As we emphasized in the beginning of the article, crypto investments are highly risky due to extremely volatile markets.

However, there’s one thing you can do to mitigate your risk is to be part of a group that works as a bigger investment organism.

The motivation for buying in as a high risk investment stays in the ability to generate a higher return than one can hope to have on their own. Cryptocurrencies and blockchain related projects represent an amazing growth opportunity, especially given how incipient this industry still is.

While most of these groups are what’s called “pump and dumpers” and are mostly frowned upon by the community, the reality is that these DO make money. Question is for whom?

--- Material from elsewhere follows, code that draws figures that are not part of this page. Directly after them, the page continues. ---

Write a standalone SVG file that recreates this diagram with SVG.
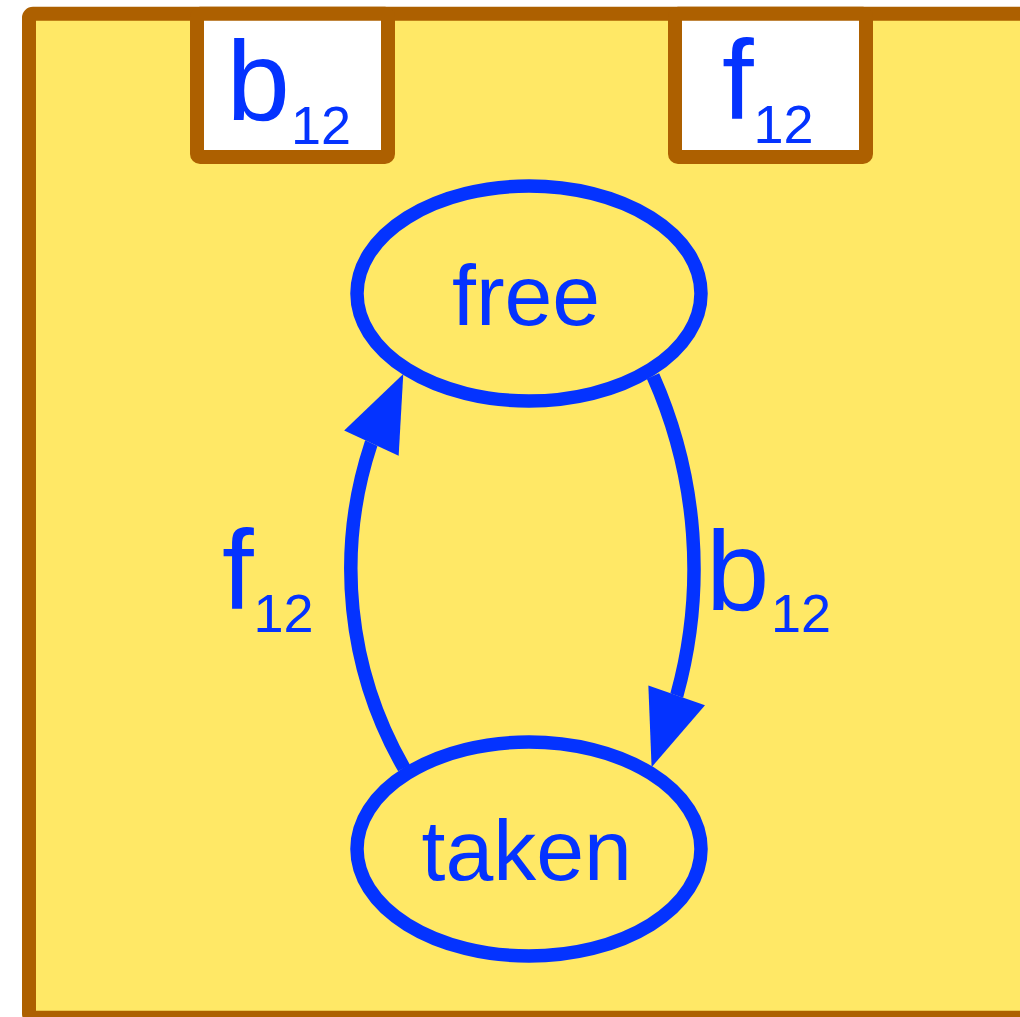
<svg xmlns="http://www.w3.org/2000/svg" width="1020" height="1017" viewBox="0 0 1020 1017">
  <style>
    .frame { fill: #FFE866; stroke: #AD6000; stroke-width: 14; }
    .port { fill: #FFFFFF; stroke: #AD6000; stroke-width: 14; }
    .state { fill: #FFE866; stroke: #0433FF; stroke-width: 13.5; }
    .edge { fill: none; stroke: #0433FF; stroke-width: 13.5; }
    .t { font-family: "Liberation Sans", Arial, sans-serif; fill: #0433FF; }
    .big { font-size: 114px; }
    .sub { font-size: 54px; }
    .st { font-size: 86px; }
  </style>
  <defs>
    <marker id="arrow" markerUnits="userSpaceOnUse" markerWidth="80" markerHeight="64" viewBox="0 -32 80 64" refX="0" refY="0" orient="auto" overflow="visible">
      <path d="M0,-30 L76,0 L0,30 Z" fill="#0433FF"/>
    </marker>
  </defs>

  <g id="frame">
    <rect class="frame" x="29" y="13.7" width="1100" height="1004" rx="4"/>
  </g>

  <g id="port-b12">
    <rect class="port" x="197" y="13.7" width="191" height="143.3" rx="3"/>
    <text class="t big" x="226.5" y="120">b<tspan class="sub" x="291" y="144">12</tspan></text>
  </g>

  <g id="port-f12">
    <rect class="port" x="675" y="13.7" width="191" height="143.3" rx="3"/>
    <text class="t big" x="722" y="119">f<tspan class="sub" x="753.5" y="143">12</tspan></text>
  </g>

  <g id="connectors">
    <path class="edge" d="M404,768 A398.5,398.5 0 0 1 371,444 l0.42,-0.91" marker-end="url(#arrow)"/>
    <path class="edge" d="M653,376 A473.6,473.6 0 0 1 677,694.5 l-0.33,0.944" marker-end="url(#arrow)"/>
    <g id="label-f12">
      <text class="t big" x="222" y="609">f<tspan class="sub" x="253.5" y="632">12</tspan></text>
    </g>
    <g id="label-b12">
      <text class="t big" x="706" y="610">b<tspan class="sub" x="771" y="632">12</tspan></text>
    </g>
  </g>

  <g id="state-free">
    <ellipse class="state" cx="529" cy="293.5" rx="172" ry="107.5"/>
    <text class="t st" x="452" y="325">free</text>
  </g>

  <g id="state-taken">
    <ellipse class="state" cx="529" cy="849" rx="172" ry="107"/>
    <text class="t st" x="421.5" y="880">taken</text>
  </g>
</svg>
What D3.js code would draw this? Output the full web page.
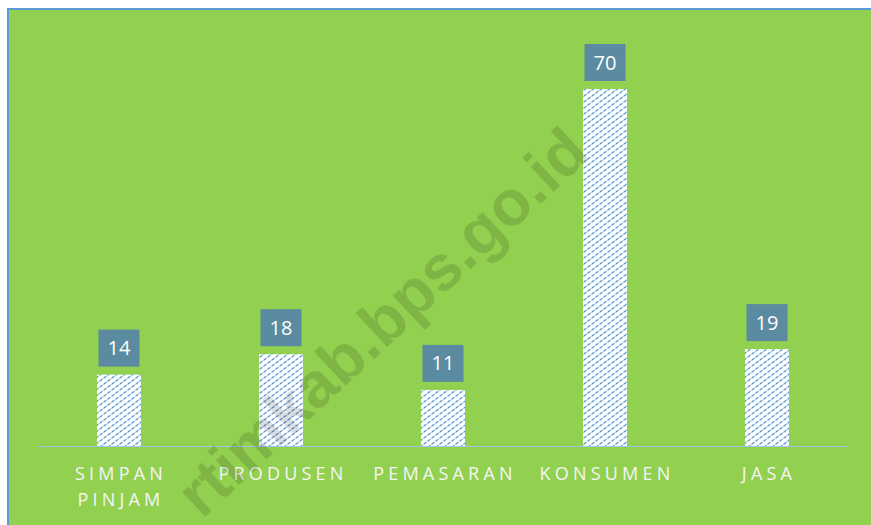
<!DOCTYPE html>
<html>
<head>
<meta charset="utf-8">
<script src="https://cdn.jsdelivr.net/npm/d3@7"></script>
<style>
  body { margin: 0; background: #ffffff; }
  svg { display: block; }
</style>
</head>
<body>
<div id="chart"></div>
<script>
// data
var categories = ["SIMPAN PINJAM", "PRODUSEN", "PEMASARAN", "KONSUMEN", "JASA"];
var values = [14, 18, 11, 70, 19];

var W = 871, H = 525;

var svg = d3.select("#chart")
  .append("svg")
    .attr("width", W)
    .attr("height", H);

// hatch pattern for the bars
var defs = svg.append("defs");
var pat = defs.append("pattern")
    .attr("id", "hatch")
    .attr("patternUnits", "userSpaceOnUse")
    .attr("width", 8)
    .attr("height", 6);
pat.append("rect").attr("width", 8).attr("height", 6).attr("fill", "#ffffff");
var hatchD = "M-4,9 L12,-3 M-4,3 L4,-3 M4,9 L12,3";
pat.append("path")
    .attr("d", hatchD)
    .attr("stroke", "#b4d2ee")
    .attr("stroke-width", 1.3);
pat.append("path")
    .attr("d", hatchD)
    .attr("stroke", "#5b9bd5")
    .attr("stroke-width", 1.3)
    .attr("stroke-dasharray", "2.5,2.5");

// chart area background + border
svg.append("rect")
    .attr("x", 8).attr("y", 9)
    .attr("width", W).attr("height", H)
    .attr("fill", "#92d050")
    .attr("stroke", "#5b9bd5")
    .attr("stroke-width", 2);

var x = d3.scaleBand()
    .domain(categories)
    .range([38, 848])
    .paddingInner(0.728)
    .paddingOuter(0.364);

var y = d3.scaleLinear()
    .domain([0, 70])
    .range([446, 89]);

// bars
svg.selectAll(".bar")
  .data(values)
  .enter().append("rect")
    .attr("class", "bar")
    .attr("x", (d, i) => x(categories[i]))
    .attr("y", d => y(d))
    .attr("width", x.bandwidth())
    .attr("height", d => y(0) - y(d))
    .attr("fill", "url(#hatch)");

// baseline
svg.append("line")
    .attr("x1", 38).attr("x2", 848)
    .attr("y1", y(0) + 0.5).attr("y2", y(0) + 0.5)
    .attr("stroke", "#9dc3e6")
    .attr("stroke-width", 1.2);

// value labels
var lbl = svg.selectAll(".lbl")
  .data(values)
  .enter().append("g")
    .attr("class", "lbl")
    .attr("transform", (d, i) =>
      "translate(" + (x(categories[i]) + x.bandwidth() / 2) + "," + (y(d) - 8) + ")");

lbl.append("rect")
    .attr("x", -20.5).attr("y", -37)
    .attr("width", 41).attr("height", 37)
    .attr("fill", "#5b8ba0");

lbl.append("text")
    .attr("y", -11.5)
    .attr("text-anchor", "middle")
    .attr("font-family", "Open Sans, sans-serif")
    .attr("font-size", 20)
    .attr("fill", "#ffffff")
    .text(d => d);

// category labels
var cat = svg.selectAll(".cat")
  .data(categories)
  .enter().append("text")
    .attr("class", "cat")
    .attr("x", d => x(d) + x.bandwidth() / 2)
    .attr("y", 480)
    .attr("text-anchor", "middle")
    .attr("font-family", "Open Sans, sans-serif")
    .attr("font-size", 18)
    .attr("letter-spacing", "4.2px")
    .attr("fill", "#f5f5f5");

cat.each(function (d) {
  var words = d === "SIMPAN PINJAM" ? ["SIMPAN", "PINJAM"] : [d];
  var t = d3.select(this);
  words.forEach(function (w, k) {
    t.append("tspan")
      .attr("x", x(d) + x.bandwidth() / 2 + 2)
      .attr("dy", k === 0 ? 0 : 26)
      .text(w);
  });
});

// watermark, drawn over the chart
svg.append("text")
    .attr("transform", "translate(592,156) rotate(-43)")
    .attr("text-anchor", "end")
    .attr("font-family", "Liberation Sans, Arial, sans-serif")
    .attr("font-weight", "bold")
    .attr("font-size", 64)
    .attr("fill", "#000000")
    .attr("fill-opacity", 0.13)
    .text("rtimkab.bps.go.id");
</script>
</body>
</html>
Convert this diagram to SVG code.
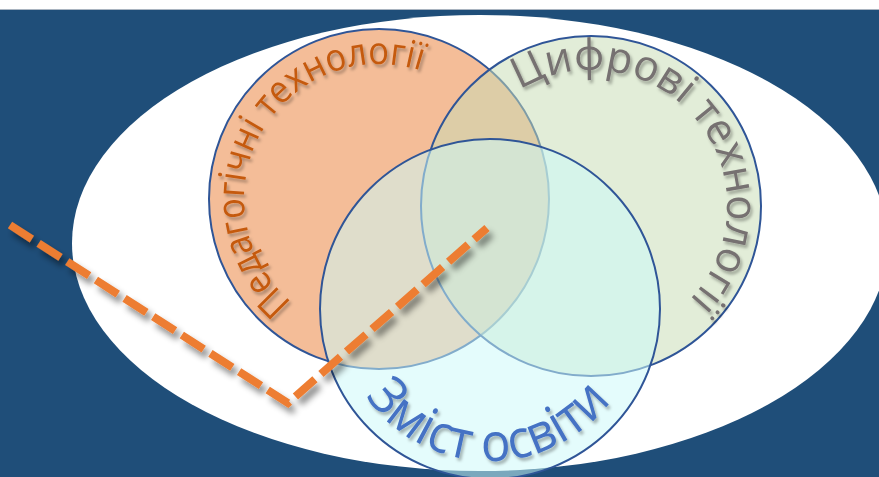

The alternative is to find an organized group that’s focused on bringing value to the market and have enough purchase power to hold a profitable stake into a coin or project whilst taking care of their members at the same time.

5. FOMO and FUD

The fear of missing out has a great effect on people and how they invest and trade. Its buddy, “fear, uncertainty and doubt” (FUD in short) have the power to wipe out $40 billion market cap in 12 hours, as it happened most recently with the latest China rulings and bans.

People trade with emotions and left alone they are very likely to get carried away in losing games.

If we look back at the Californian Golden Rush, it’s people who got carried away and sold it all out to go dig gold out of dirt that had the most to lose at the end of the day.

The real source of wealth is the rush of people. This can be played on to be profitable for those who take a step back and asses the big picture.

Remember though, when winter comes the lone wolf dies but the pack survives.